--- Start of Given material ---

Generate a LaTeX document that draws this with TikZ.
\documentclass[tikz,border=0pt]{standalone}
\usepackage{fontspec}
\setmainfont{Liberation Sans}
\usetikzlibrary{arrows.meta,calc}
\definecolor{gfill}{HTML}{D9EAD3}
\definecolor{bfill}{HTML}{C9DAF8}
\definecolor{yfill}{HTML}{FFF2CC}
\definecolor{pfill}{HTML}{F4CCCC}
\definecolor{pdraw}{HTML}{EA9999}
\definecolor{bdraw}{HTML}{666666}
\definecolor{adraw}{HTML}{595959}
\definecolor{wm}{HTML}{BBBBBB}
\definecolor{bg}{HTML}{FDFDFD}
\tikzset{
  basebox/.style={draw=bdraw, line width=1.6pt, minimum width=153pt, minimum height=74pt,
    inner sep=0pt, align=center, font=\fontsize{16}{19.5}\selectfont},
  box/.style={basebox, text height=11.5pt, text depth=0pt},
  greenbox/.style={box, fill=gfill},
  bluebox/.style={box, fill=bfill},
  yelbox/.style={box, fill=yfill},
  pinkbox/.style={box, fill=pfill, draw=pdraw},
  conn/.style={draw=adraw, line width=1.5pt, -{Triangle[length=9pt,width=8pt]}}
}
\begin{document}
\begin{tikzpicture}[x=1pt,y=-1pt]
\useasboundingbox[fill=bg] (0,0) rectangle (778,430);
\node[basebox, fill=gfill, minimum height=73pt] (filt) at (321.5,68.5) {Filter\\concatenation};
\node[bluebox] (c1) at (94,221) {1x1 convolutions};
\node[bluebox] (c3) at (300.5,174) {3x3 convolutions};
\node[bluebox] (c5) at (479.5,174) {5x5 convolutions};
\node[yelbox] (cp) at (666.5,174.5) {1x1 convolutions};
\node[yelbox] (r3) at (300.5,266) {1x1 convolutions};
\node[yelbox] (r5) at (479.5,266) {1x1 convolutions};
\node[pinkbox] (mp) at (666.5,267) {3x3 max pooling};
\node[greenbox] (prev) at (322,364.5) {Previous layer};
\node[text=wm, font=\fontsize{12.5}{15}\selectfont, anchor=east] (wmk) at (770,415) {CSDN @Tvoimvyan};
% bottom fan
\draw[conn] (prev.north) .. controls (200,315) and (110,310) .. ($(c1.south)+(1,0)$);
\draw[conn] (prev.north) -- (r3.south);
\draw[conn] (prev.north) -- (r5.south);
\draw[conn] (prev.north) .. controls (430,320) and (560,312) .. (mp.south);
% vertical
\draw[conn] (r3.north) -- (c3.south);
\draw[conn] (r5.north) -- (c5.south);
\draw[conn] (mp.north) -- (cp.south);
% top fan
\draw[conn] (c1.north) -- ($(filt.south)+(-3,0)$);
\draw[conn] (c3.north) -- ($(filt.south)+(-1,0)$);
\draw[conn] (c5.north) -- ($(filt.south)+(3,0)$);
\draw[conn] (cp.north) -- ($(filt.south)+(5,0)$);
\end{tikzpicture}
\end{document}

--- End of Given material ---

Recopy all the lines exactly as they appear.

_Task output_:
Generate a LaTeX document that draws this with TikZ.
\documentclass[tikz,border=0pt]{standalone}
\usepackage{fontspec}
\setmainfont{Liberation Sans}
\usetikzlibrary{arrows.meta,calc}
\definecolor{gfill}{HTML}{D9EAD3}
\definecolor{bfill}{HTML}{C9DAF8}
\definecolor{yfill}{HTML}{FFF2CC}
\definecolor{pfill}{HTML}{F4CCCC}
\definecolor{pdraw}{HTML}{EA9999}
\definecolor{bdraw}{HTML}{666666}
\definecolor{adraw}{HTML}{595959}
\definecolor{wm}{HTML}{BBBBBB}
\definecolor{bg}{HTML}{FDFDFD}
\tikzset{
  basebox/.style={draw=bdraw, line width=1.6pt, minimum width=153pt, minimum height=74pt,
    inner sep=0pt, align=center, font=\fontsize{16}{19.5}\selectfont},
  box/.style={basebox, text height=11.5pt, text depth=0pt},
  greenbox/.style={box, fill=gfill},
  bluebox/.style={box, fill=bfill},
  yelbox/.style={box, fill=yfill},
  pinkbox/.style={box, fill=pfill, draw=pdraw},
  conn/.style={draw=adraw, line width=1.5pt, -{Triangle[length=9pt,width=8pt]}}
}
\begin{document}
\begin{tikzpicture}[x=1pt,y=-1pt]
\useasboundingbox[fill=bg] (0,0) rectangle (778,430);
\node[basebox, fill=gfill, minimum height=73pt] (filt) at (321.5,68.5) {Filter\\concatenation};
\node[bluebox] (c1) at (94,221) {1x1 convolutions};
\node[bluebox] (c3) at (300.5,174) {3x3 convolutions};
\node[bluebox] (c5) at (479.5,174) {5x5 convolutions};
\node[yelbox] (cp) at (666.5,174.5) {1x1 convolutions};
\node[yelbox] (r3) at (300.5,266) {1x1 convolutions};
\node[yelbox] (r5) at (479.5,266) {1x1 convolutions};
\node[pinkbox] (mp) at (666.5,267) {3x3 max pooling};
\node[greenbox] (prev) at (322,364.5) {Previous layer};
\node[text=wm, font=\fontsize{12.5}{15}\selectfont, anchor=east] (wmk) at (770,415) {CSDN @Tvoimvyan};
% bottom fan
\draw[conn] (prev.north) .. controls (200,315) and (110,310) .. ($(c1.south)+(1,0)$);
\draw[conn] (prev.north) -- (r3.south);
\draw[conn] (prev.north) -- (r5.south);
\draw[conn] (prev.north) .. controls (430,320) and (560,312) .. (mp.south);
% vertical
\draw[conn] (r3.north) -- (c3.south);
\draw[conn] (r5.north) -- (c5.south);
\draw[conn] (mp.north) -- (cp.south);
% top fan
\draw[conn] (c1.north) -- ($(filt.south)+(-3,0)$);
\draw[conn] (c3.north) -- ($(filt.south)+(-1,0)$);
\draw[conn] (c5.north) -- ($(filt.south)+(3,0)$);
\draw[conn] (cp.north) -- ($(filt.south)+(5,0)$);
\end{tikzpicture}
\end{document}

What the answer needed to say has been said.